- Exercise requirements
Can you output the material exactly as written, minus any pictures it holds?

- Supplied information

==============================

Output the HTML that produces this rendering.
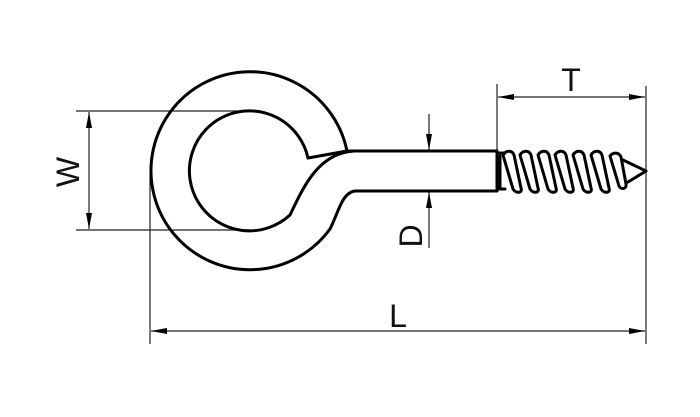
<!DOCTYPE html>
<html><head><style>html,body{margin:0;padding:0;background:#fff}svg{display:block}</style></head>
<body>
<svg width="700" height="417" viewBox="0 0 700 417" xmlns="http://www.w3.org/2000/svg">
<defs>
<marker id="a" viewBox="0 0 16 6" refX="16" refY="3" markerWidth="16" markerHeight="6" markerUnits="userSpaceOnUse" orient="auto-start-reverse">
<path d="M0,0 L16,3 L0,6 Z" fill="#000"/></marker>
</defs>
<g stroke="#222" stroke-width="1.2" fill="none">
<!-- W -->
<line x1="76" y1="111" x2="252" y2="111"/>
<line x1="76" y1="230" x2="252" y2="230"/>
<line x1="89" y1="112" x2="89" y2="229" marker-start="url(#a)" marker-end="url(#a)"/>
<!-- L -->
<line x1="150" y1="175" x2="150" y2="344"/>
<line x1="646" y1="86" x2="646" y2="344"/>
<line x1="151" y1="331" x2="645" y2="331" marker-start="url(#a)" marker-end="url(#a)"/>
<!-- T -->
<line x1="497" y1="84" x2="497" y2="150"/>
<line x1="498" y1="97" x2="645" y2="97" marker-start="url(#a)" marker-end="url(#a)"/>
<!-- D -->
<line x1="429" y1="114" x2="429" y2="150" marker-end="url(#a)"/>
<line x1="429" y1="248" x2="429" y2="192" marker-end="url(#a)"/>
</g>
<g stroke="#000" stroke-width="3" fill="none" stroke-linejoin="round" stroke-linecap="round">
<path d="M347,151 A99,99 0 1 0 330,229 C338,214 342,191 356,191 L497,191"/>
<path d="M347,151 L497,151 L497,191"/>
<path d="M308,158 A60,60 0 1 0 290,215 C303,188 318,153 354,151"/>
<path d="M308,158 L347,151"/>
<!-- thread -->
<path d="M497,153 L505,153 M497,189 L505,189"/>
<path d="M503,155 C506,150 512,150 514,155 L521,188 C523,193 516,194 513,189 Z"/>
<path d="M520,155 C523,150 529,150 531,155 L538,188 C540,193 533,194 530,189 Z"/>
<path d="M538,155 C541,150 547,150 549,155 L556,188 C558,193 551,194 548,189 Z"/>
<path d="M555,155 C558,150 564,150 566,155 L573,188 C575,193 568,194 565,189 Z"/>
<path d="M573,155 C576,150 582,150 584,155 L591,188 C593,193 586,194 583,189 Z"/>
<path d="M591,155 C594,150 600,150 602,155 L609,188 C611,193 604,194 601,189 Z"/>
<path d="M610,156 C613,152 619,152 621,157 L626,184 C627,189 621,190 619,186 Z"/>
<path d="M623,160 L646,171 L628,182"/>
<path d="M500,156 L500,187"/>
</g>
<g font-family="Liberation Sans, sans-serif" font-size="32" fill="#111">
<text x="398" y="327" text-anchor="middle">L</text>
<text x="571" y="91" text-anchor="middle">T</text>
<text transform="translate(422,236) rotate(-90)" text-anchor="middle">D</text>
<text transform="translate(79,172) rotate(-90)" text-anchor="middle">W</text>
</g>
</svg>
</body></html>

==============================

- Result below
Output the HTML that produces this rendering.
<!DOCTYPE html>
<html><head><style>html,body{margin:0;padding:0;background:#fff}svg{display:block}</style></head>
<body>
<svg width="700" height="417" viewBox="0 0 700 417" xmlns="http://www.w3.org/2000/svg">
<defs>
<marker id="a" viewBox="0 0 16 6" refX="16" refY="3" markerWidth="16" markerHeight="6" markerUnits="userSpaceOnUse" orient="auto-start-reverse">
<path d="M0,0 L16,3 L0,6 Z" fill="#000"/></marker>
</defs>
<g stroke="#222" stroke-width="1.2" fill="none">
<!-- W -->
<line x1="76" y1="111" x2="252" y2="111"/>
<line x1="76" y1="230" x2="252" y2="230"/>
<line x1="89" y1="112" x2="89" y2="229" marker-start="url(#a)" marker-end="url(#a)"/>
<!-- L -->
<line x1="150" y1="175" x2="150" y2="344"/>
<line x1="646" y1="86" x2="646" y2="344"/>
<line x1="151" y1="331" x2="645" y2="331" marker-start="url(#a)" marker-end="url(#a)"/>
<!-- T -->
<line x1="497" y1="84" x2="497" y2="150"/>
<line x1="498" y1="97" x2="645" y2="97" marker-start="url(#a)" marker-end="url(#a)"/>
<!-- D -->
<line x1="429" y1="114" x2="429" y2="150" marker-end="url(#a)"/>
<line x1="429" y1="248" x2="429" y2="192" marker-end="url(#a)"/>
</g>
<g stroke="#000" stroke-width="3" fill="none" stroke-linejoin="round" stroke-linecap="round">
<path d="M347,151 A99,99 0 1 0 330,229 C338,214 342,191 356,191 L497,191"/>
<path d="M347,151 L497,151 L497,191"/>
<path d="M308,158 A60,60 0 1 0 290,215 C303,188 318,153 354,151"/>
<path d="M308,158 L347,151"/>
<!-- thread -->
<path d="M497,153 L505,153 M497,189 L505,189"/>
<path d="M503,155 C506,150 512,150 514,155 L521,188 C523,193 516,194 513,189 Z"/>
<path d="M520,155 C523,150 529,150 531,155 L538,188 C540,193 533,194 530,189 Z"/>
<path d="M538,155 C541,150 547,150 549,155 L556,188 C558,193 551,194 548,189 Z"/>
<path d="M555,155 C558,150 564,150 566,155 L573,188 C575,193 568,194 565,189 Z"/>
<path d="M573,155 C576,150 582,150 584,155 L591,188 C593,193 586,194 583,189 Z"/>
<path d="M591,155 C594,150 600,150 602,155 L609,188 C611,193 604,194 601,189 Z"/>
<path d="M610,156 C613,152 619,152 621,157 L626,184 C627,189 621,190 619,186 Z"/>
<path d="M623,160 L646,171 L628,182"/>
<path d="M500,156 L500,187"/>
</g>
<g font-family="Liberation Sans, sans-serif" font-size="32" fill="#111">
<text x="398" y="327" text-anchor="middle">L</text>
<text x="571" y="91" text-anchor="middle">T</text>
<text transform="translate(422,236) rotate(-90)" text-anchor="middle">D</text>
<text transform="translate(79,172) rotate(-90)" text-anchor="middle">W</text>
</g>
</svg>
</body></html>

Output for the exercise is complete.